Johannesburg - The South African Reserve Bank (Sarb) is likely to keep lending rates at current four-decade lows well into next year, as it balances inflation risks from a weaker currency against sluggish economic growth.
Central banks across emerging markets are fighting to avert an exodus of foreign capital driven by the impending turn in US monetary policy, with Turkey acting this week to pull the lira off record lows.
Some financial markets are now signalling a rate rise in South Africa is possible, but all 22 economists surveyed by Reuters expect the Sarb to keep the benchmark repo rate at 5.0% at the monetary policy committee (MPC) meeting.
The majority see rates unchanged for the rest of this year, with only one analyst holding out for a 50 basis-point increase to 5.5% in the fourth quarter.
Although growth remains anaemic by its standards at below 3%, the Sarb has not adjusted the repo rate since a 50 basis-point cut a year ago. Its hands are tied by a sharp fall in the rand, which has pushed import costs higher.

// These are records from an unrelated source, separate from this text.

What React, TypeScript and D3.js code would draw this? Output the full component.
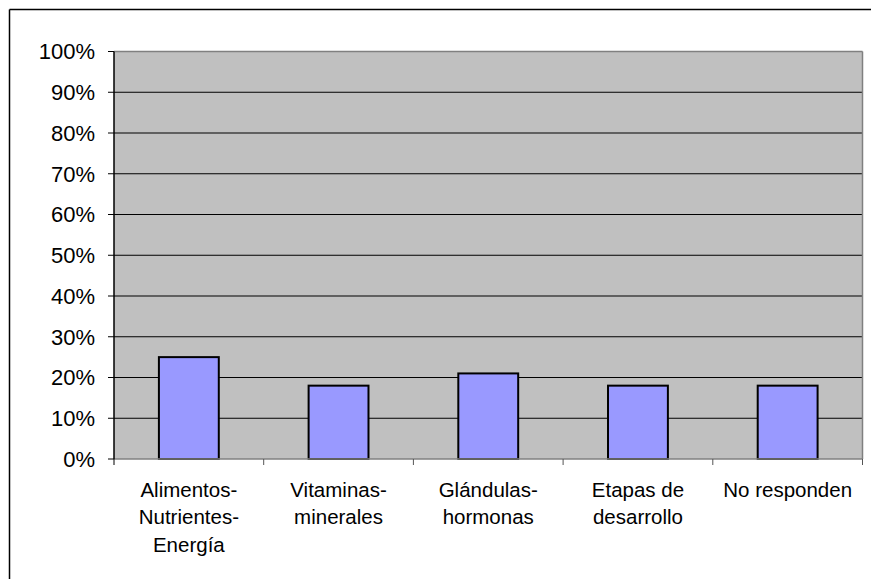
import React from "react";
import * as d3 from "d3";

const categories: string[][] = [
  ["Alimentos-", "Nutrientes-", "Energía"],
  ["Vitaminas-", "minerales"],
  ["Glándulas-", "hormonas"],
  ["Etapas de", "desarrollo"],
  ["No responden"],
];
const values: number[] = [25, 18, 21, 18, 18];
const yTicks: number[] = [0, 10, 20, 30, 40, 50, 60, 70, 80, 90, 100];

export default function App() {
  const W = 871, H = 579;
  const left = 114, right = 862.5, top = 51.5, bottom = 459;
  const keys = categories.map((_, i) => String(i));
  const x = d3.scaleBand().domain(keys).range([left, right]).paddingInner(0).paddingOuter(0);
  const y = d3.scaleLinear().domain([0, 100]).range([bottom, top]);
  const bw = x.bandwidth() * 0.4;
  const font = "'Liberation Sans', Arial, sans-serif";
  return (
    <svg width={W} height={H} style={{ position: "absolute", left: 0, top: 0 }}>
      <rect x={0} y={0} width={W} height={H} fill="#fff" />
      <line x1={9.5} y1={9.5} x2={W} y2={9.5} stroke="#000" strokeWidth={1.5} />
      <line x1={9.5} y1={9.5} x2={9.5} y2={H} stroke="#000" strokeWidth={1.5} />
      <rect x={left} y={top} width={right - left} height={bottom - top} fill="#c0c0c0" />
      {yTicks.filter((t) => t > 0 && t < 100).map((t) => (
        <line key={t} x1={left} x2={right} y1={y(t)} y2={y(t)} stroke="#000" strokeWidth={1} />
      ))}
      <line x1={left} x2={right} y1={top} y2={top} stroke="#808080" strokeWidth={1.5} />
      <line x1={right} x2={right} y1={top} y2={bottom} stroke="#808080" strokeWidth={1.5} />
      {values.map((v, i) => {
        const cx = (x(String(i)) as number) + x.bandwidth() / 2;
        return (
          <rect key={i} x={cx - bw / 2} y={y(v)} width={bw} height={bottom - y(v)}
            fill="#9999ff" stroke="#000" strokeWidth={2} />
        );
      })}
      <line x1={left} x2={right} y1={bottom} y2={bottom} stroke="#808080" strokeWidth={1.5} />
      <line x1={left} x2={left} y1={top} y2={bottom} stroke="#000" strokeWidth={1.5} />
      {yTicks.map((t) => (
        <g key={t}>
          <line x1={left - 6} x2={left} y1={y(t)} y2={y(t)} stroke="#000" strokeWidth={1} />
          <text x={95} y={y(t)} dy="0.36em" textAnchor="end" fontFamily={font} fontSize={22} fill="#000">{t}%</text>
        </g>
      ))}
      {[...keys.map((k) => x(k) as number), right].map((px, i) => (
        <line key={i} x1={px} x2={px} y1={bottom} y2={bottom + 6} stroke={i === 0 ? "#000" : "#555"} strokeWidth={1} />
      ))}
      {categories.map((lines, i) => {
        const cx = (x(String(i)) as number) + x.bandwidth() / 2;
        return (
          <text key={i} textAnchor="middle" fontFamily={font} fontSize={20.5} fill="#000">
            {lines.map((l, j) => (
              <tspan key={j} x={cx} y={496.5 + j * 27.7}>{l}</tspan>
            ))}
          </text>
        );
      })}
    </svg>
  );
}
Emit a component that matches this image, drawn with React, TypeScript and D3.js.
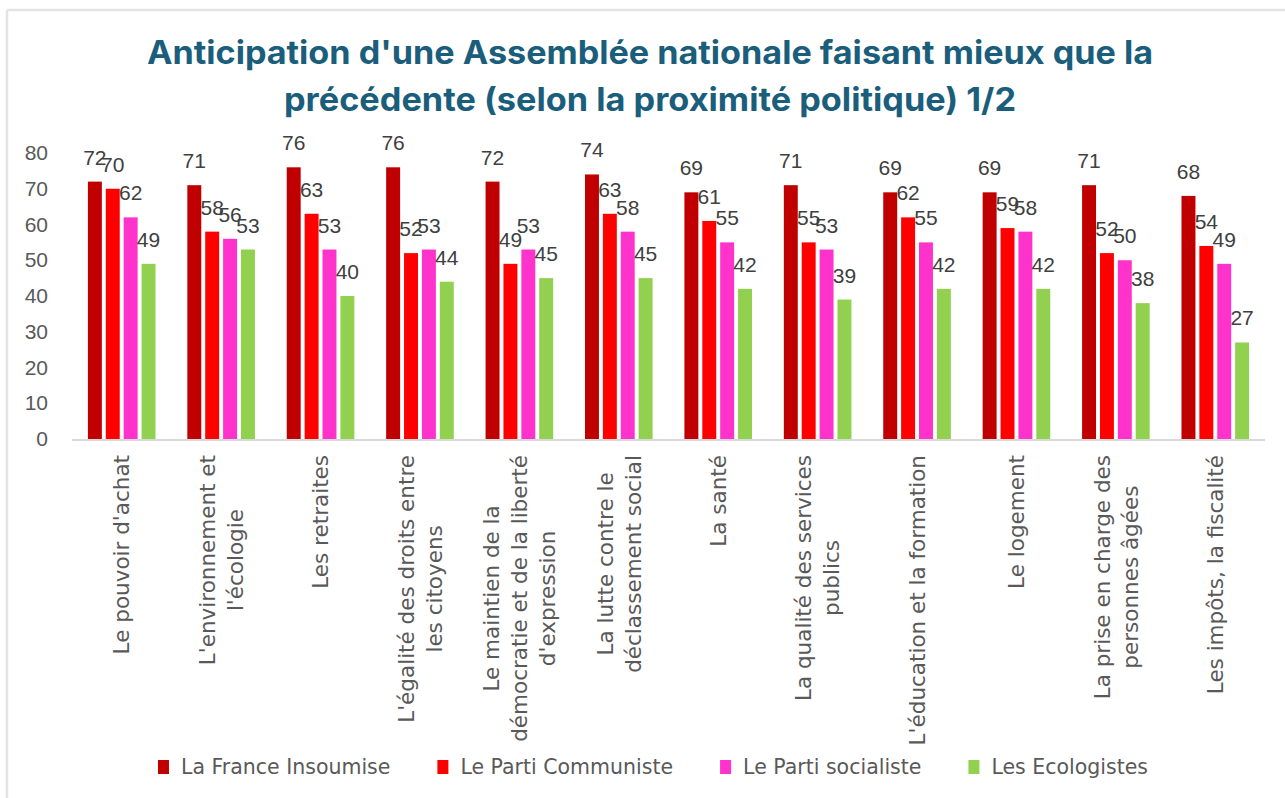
import React, { useEffect, useRef } from 'react';
import * as d3 from 'd3';

// chart values
const categories: string[][] = [
  ["Le pouvoir d'achat"],
  ["L'environnement et", "l'écologie"],
  ["Les retraites"],
  ["L'égalité des droits entre", "les citoyens"],
  ["Le maintien de la", "démocratie et de la liberté", "d'expression"],
  ["La lutte contre le", "déclassement social"],
  ["La santé"],
  ["La qualité des services", "publics"],
  ["L'éducation et la formation"],
  ["Le logement"],
  ["La prise en charge des", "personnes âgées"],
  ["Les impôts, la fiscalité"],
];
const seriesNames = ['La France Insoumise', 'Le Parti Communiste', 'Le Parti socialiste', 'Les Ecologistes'];
const seriesColors = ['#C00000', '#FF0000', '#FF33CC', '#92D050'];
const lfi = [72, 71, 76, 76, 72, 74, 69, 71, 69, 69, 71, 68];
const pcf = [70, 58, 63, 52, 49, 63, 61, 55, 62, 59, 52, 54];
const ps = [62, 56, 53, 53, 53, 58, 55, 53, 55, 58, 50, 49];
const eco = [49, 53, 40, 44, 45, 45, 42, 39, 42, 42, 38, 27];
const yTicks = [0, 10, 20, 30, 40, 50, 60, 70, 80];
const titleLines = [
  "Anticipation d'une Assemblée nationale faisant mieux que la",
  'précédente (selon la proximité politique) 1/2',
];

const W = 1285;
const H = 798;
const numFont = '"Liberation Sans", Arial, sans-serif';
const textFont = '"DejaVu Sans", sans-serif';

export default function App() {
  const ref = useRef<SVGSVGElement>(null);

  useEffect(() => {
    const svg = d3.select(ref.current);
    svg.selectAll('*').remove();

    const series = [lfi, pcf, ps, eco];

    // frame
    svg.append('line').attr('x1', 7).attr('y1', 10).attr('x2', W).attr('y2', 10)
      .attr('stroke', '#e4e4e4').attr('stroke-width', 2.5);
    svg.append('line').attr('x1', 7).attr('y1', 10).attr('x2', 7).attr('y2', H)
      .attr('stroke', '#e4e4e4').attr('stroke-width', 2.5);

    // title
    const titleWidths = [1006, 732];
    svg.selectAll('text.title').data(titleLines).enter().append('text')
      .attr('class', 'title')
      .attr('x', 650)
      .attr('y', (d, i) => 64 + i * 47)
      .attr('text-anchor', 'middle')
      .attr('textLength', (d, i) => titleWidths[i])
      .attr('lengthAdjust', 'spacingAndGlyphs')
      .style('font-family', 'Inter, "Liberation Sans", sans-serif')
      .style('font-weight', 700)
      .style('font-size', '32px')
      .style('fill', '#1a5e7c')
      .text(d => d);

    const x = d3.scaleBand<number>()
      .domain(d3.range(categories.length))
      .range([72, 1265])
      .paddingInner(0.32)
      .paddingOuter(0.16);
    const x1 = d3.scaleBand<number>()
      .domain(d3.range(series.length))
      .range([0, x.bandwidth()])
      .paddingInner(0.22);
    const y = d3.scaleLinear().domain([0, 80]).range([439, 153]);

    // y tick labels
    svg.selectAll('text.ytick').data(yTicks).enter().append('text')
      .attr('class', 'ytick')
      .attr('x', 48)
      .attr('y', d => y(d) + 7)
      .attr('text-anchor', 'end')
      .style('font-family', numFont)
      .style('font-size', '21px')
      .style('fill', '#595959')
      .text(d => d);

    // bars
    series.forEach((vals, s) => {
      svg.append('g').selectAll('rect').data(vals).enter().append('rect')
        .attr('x', (d, i) => (x(i) as number) + (x1(s) as number))
        .attr('y', d => y(d))
        .attr('width', x1.bandwidth())
        .attr('height', d => y(0) - y(d))
        .attr('fill', seriesColors[s]);
    });

    // axis line
    svg.append('line')
      .attr('x1', 72).attr('x2', 1265)
      .attr('y1', y(0) + 1).attr('y2', y(0) + 1)
      .attr('stroke', '#d9d9d9').attr('stroke-width', 2);

    // data labels
    series.forEach((vals, s) => {
      svg.append('g').selectAll('text').data(vals).enter().append('text')
        .attr('x', (d, i) => (x(i) as number) + (x1(s) as number) + x1.bandwidth() / 2)
        .attr('y', d => y(d) - 17)
        .attr('text-anchor', 'middle')
        .style('font-family', numFont)
        .style('font-size', '21px')
        .style('fill', '#404040')
        .text(d => d);
    });

    // x labels, rotated, lines centred within the block
    const fs = 21.5;
    const lineH = 28;
    categories.forEach((lines, i) => {
      const cx = (x(i) as number) + x.bandwidth() / 2;
      const g = svg.append('g').attr('transform', `translate(${cx},455) rotate(-90)`);
      const texts = g.selectAll('text').data(lines).enter().append('text')
        .attr('y', (d, j) => (j - (lines.length - 1) / 2) * lineH + fs * 0.36)
        .attr('text-anchor', 'middle')
        .style('font-family', textFont)
        .style('font-size', fs + 'px')
        .style('fill', '#595959')
        .text(d => d);
      let maxW = 0;
      texts.each(function () {
        maxW = Math.max(maxW, (this as SVGTextElement).getComputedTextLength());
      });
      texts.attr('x', -maxW / 2);
    });

    // legend
    const legendY = 767;
    const lg = svg.append('g');
    const items = seriesNames.map((name, s) => {
      const it = lg.append('g');
      it.append('rect').attr('x', 0).attr('y', legendY - 7).attr('width', 11).attr('height', 14)
        .attr('fill', seriesColors[s]);
      const t = it.append('text')
        .attr('x', 23).attr('y', legendY + 7)
        .style('font-family', textFont)
        .style('font-size', '20.5px')
        .style('fill', '#595959')
        .text(name);
      const w = 23 + (t.node() as SVGTextElement).getComputedTextLength();
      return { it, w };
    });
    const gap = 47;
    const total = d3.sum(items, d => d.w) + gap * (items.length - 1);
    let cur = 653 - total / 2;
    items.forEach(d => {
      d.it.attr('transform', `translate(${cur},0)`);
      cur += d.w + gap;
    });
  }, []);

  return (
    <div style={{ position: 'absolute', left: 0, top: 0 }}>
      <svg ref={ref} width={W} height={H} style={{ display: 'block', background: '#fff' }} />
    </div>
  );
}
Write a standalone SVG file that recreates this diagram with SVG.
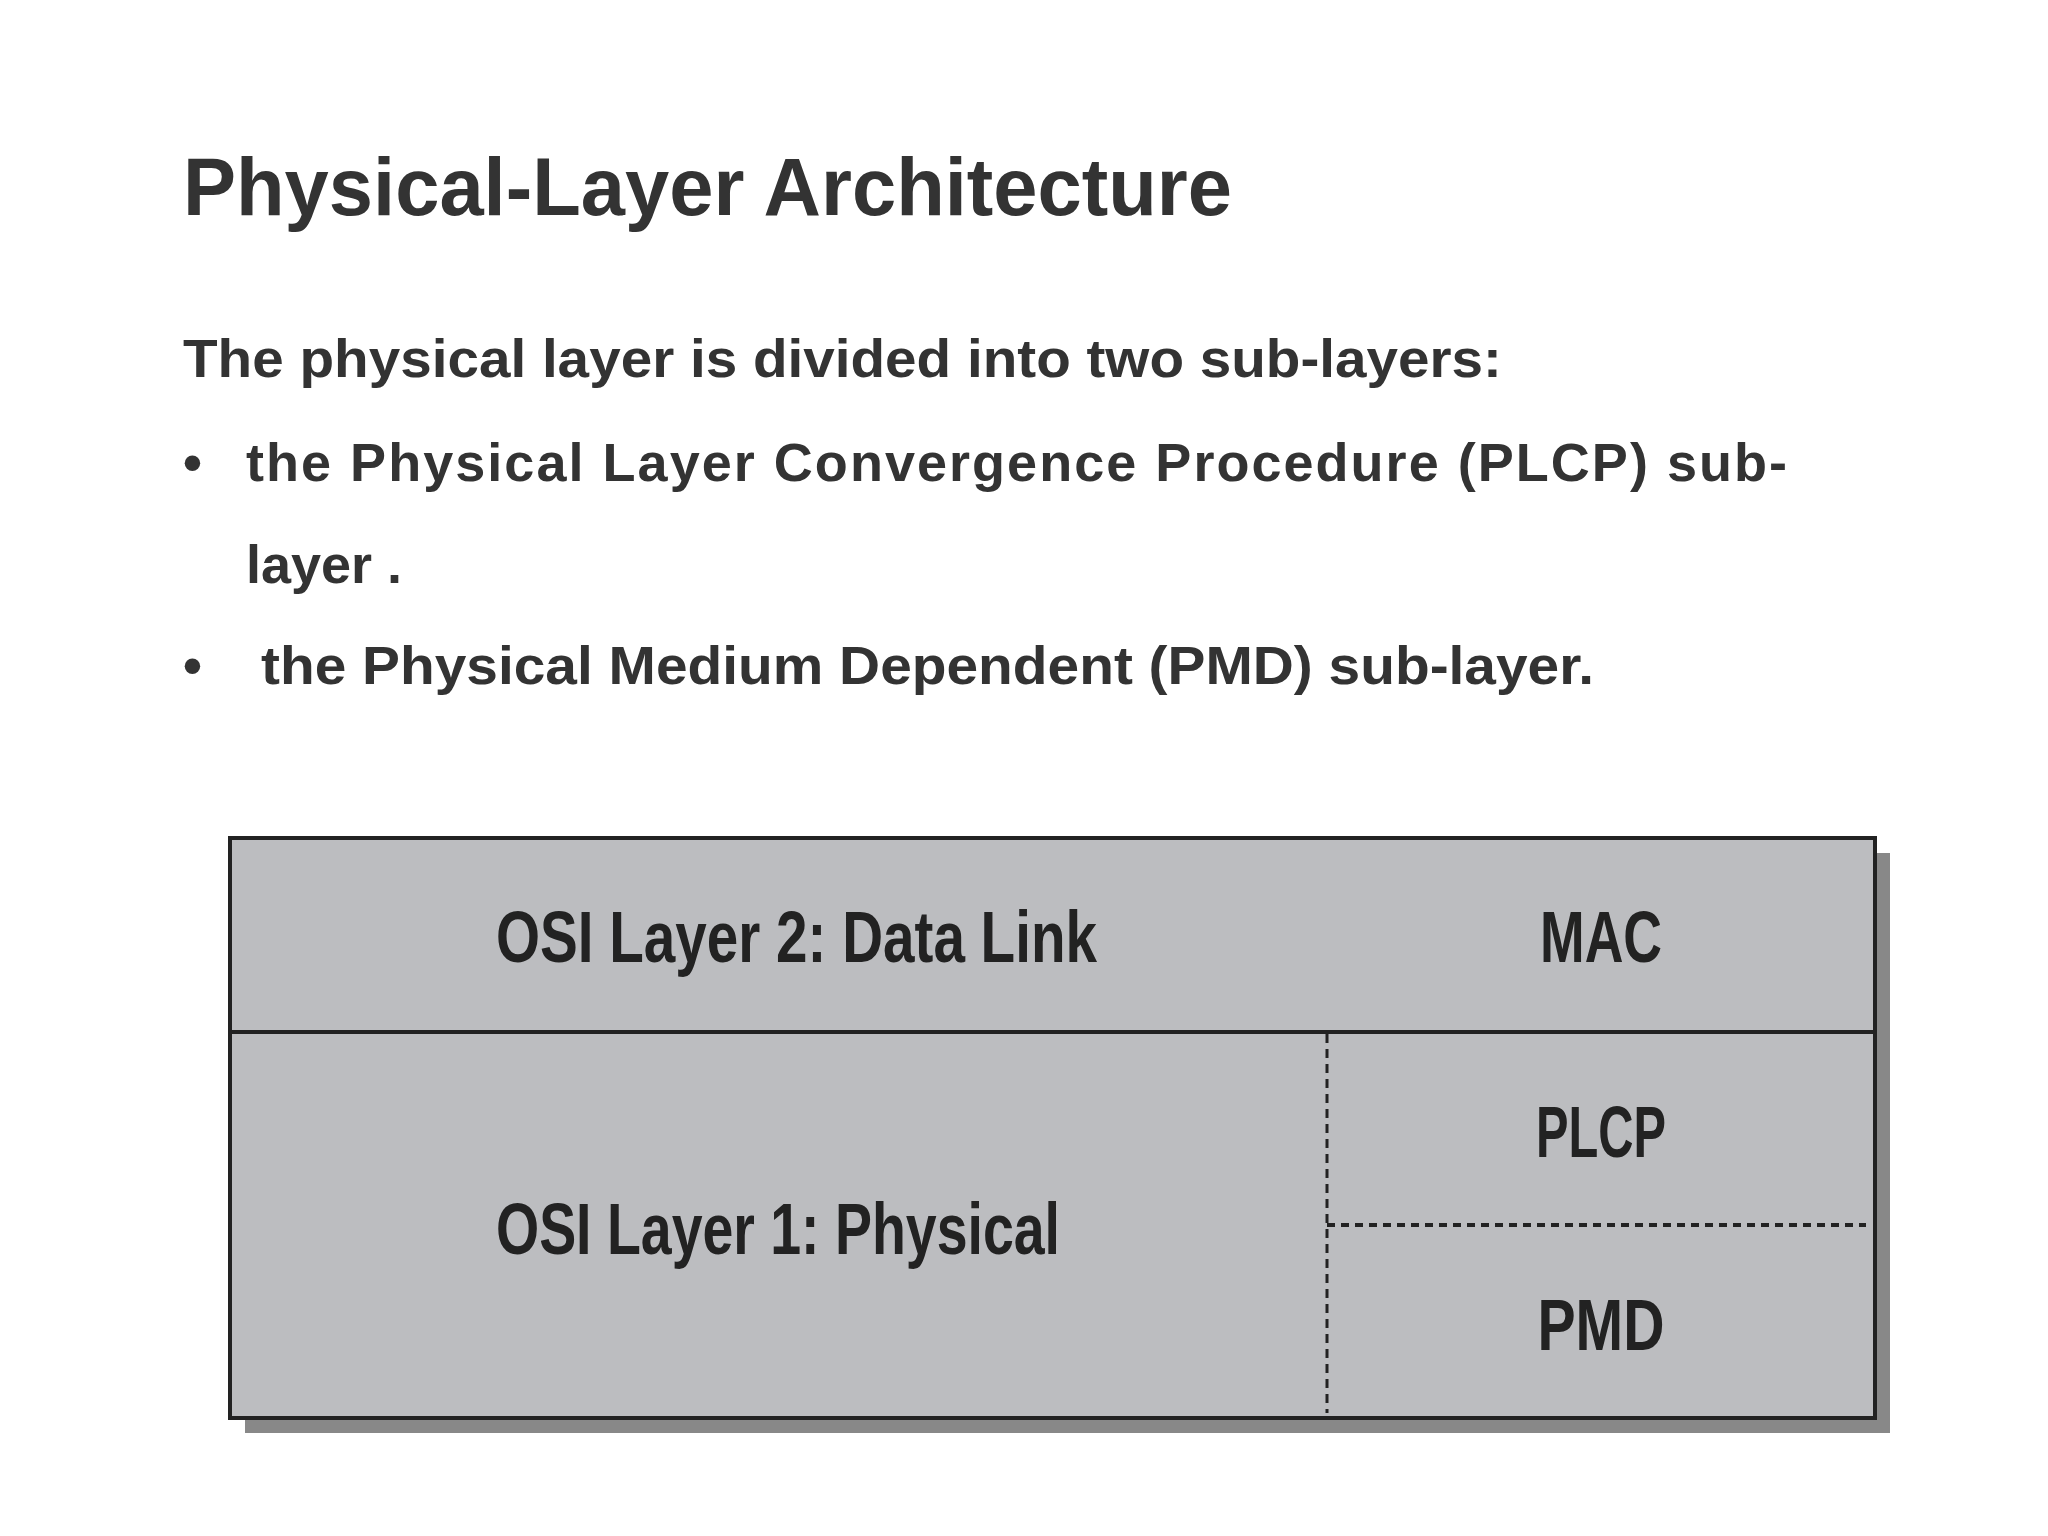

The rand has fallen nearly 20% against the dollar since the beginning of 2013, partly as investors balk at incessant strikes at mines which have slashed output in the world's largest platinum producer.
"Even though the economy is underperforming, the central bank doesn't have the flexibility to cut rates further as inflation is out of comfort levels," said Katrina Ell, an economist at Moody's Analytics in Sidney.
Headline consumer inflation slowed more than expected to 5.6% in May but the central bank expects it to trend higher, breaching the upper end of a 3% to 6% target band in the third quarter.
Governor Gill Marcus dampened hopes of an interest rate cut last month, warning that the weakness in the rand had limited the scope to loosen monetary policy.
But a fortnight ago, Marcus was equally lukewarm on the notion of higher rates, telling a business lunch that "the downside risks to the growth outlook would suggest that we should tolerate inflation at these levels".
The consensus among economic analysts polled this week is that the Reserve Bank will keep rates on hold at least until the second half of next year while it assesses inflation trends and growth prospects.
South Africa's debt market has priced out a rate cut next week, while the short-term interest rate market is pricing in more than a 50% chance of a hike. A 50 basis-point increase is seen by early 2014.
"We believe the market is wrong to price in the risk of imminent rate tightening," said Razia Khan, head of Africa research at Standard Chartered in London.
"Should the growth outlook weaken further or the rand stabilise, improving the inflation outlook, then the risk of a rate cut is likely to increase," she added, noting that at least one member of the MPC argued for lower rates at the May meeting.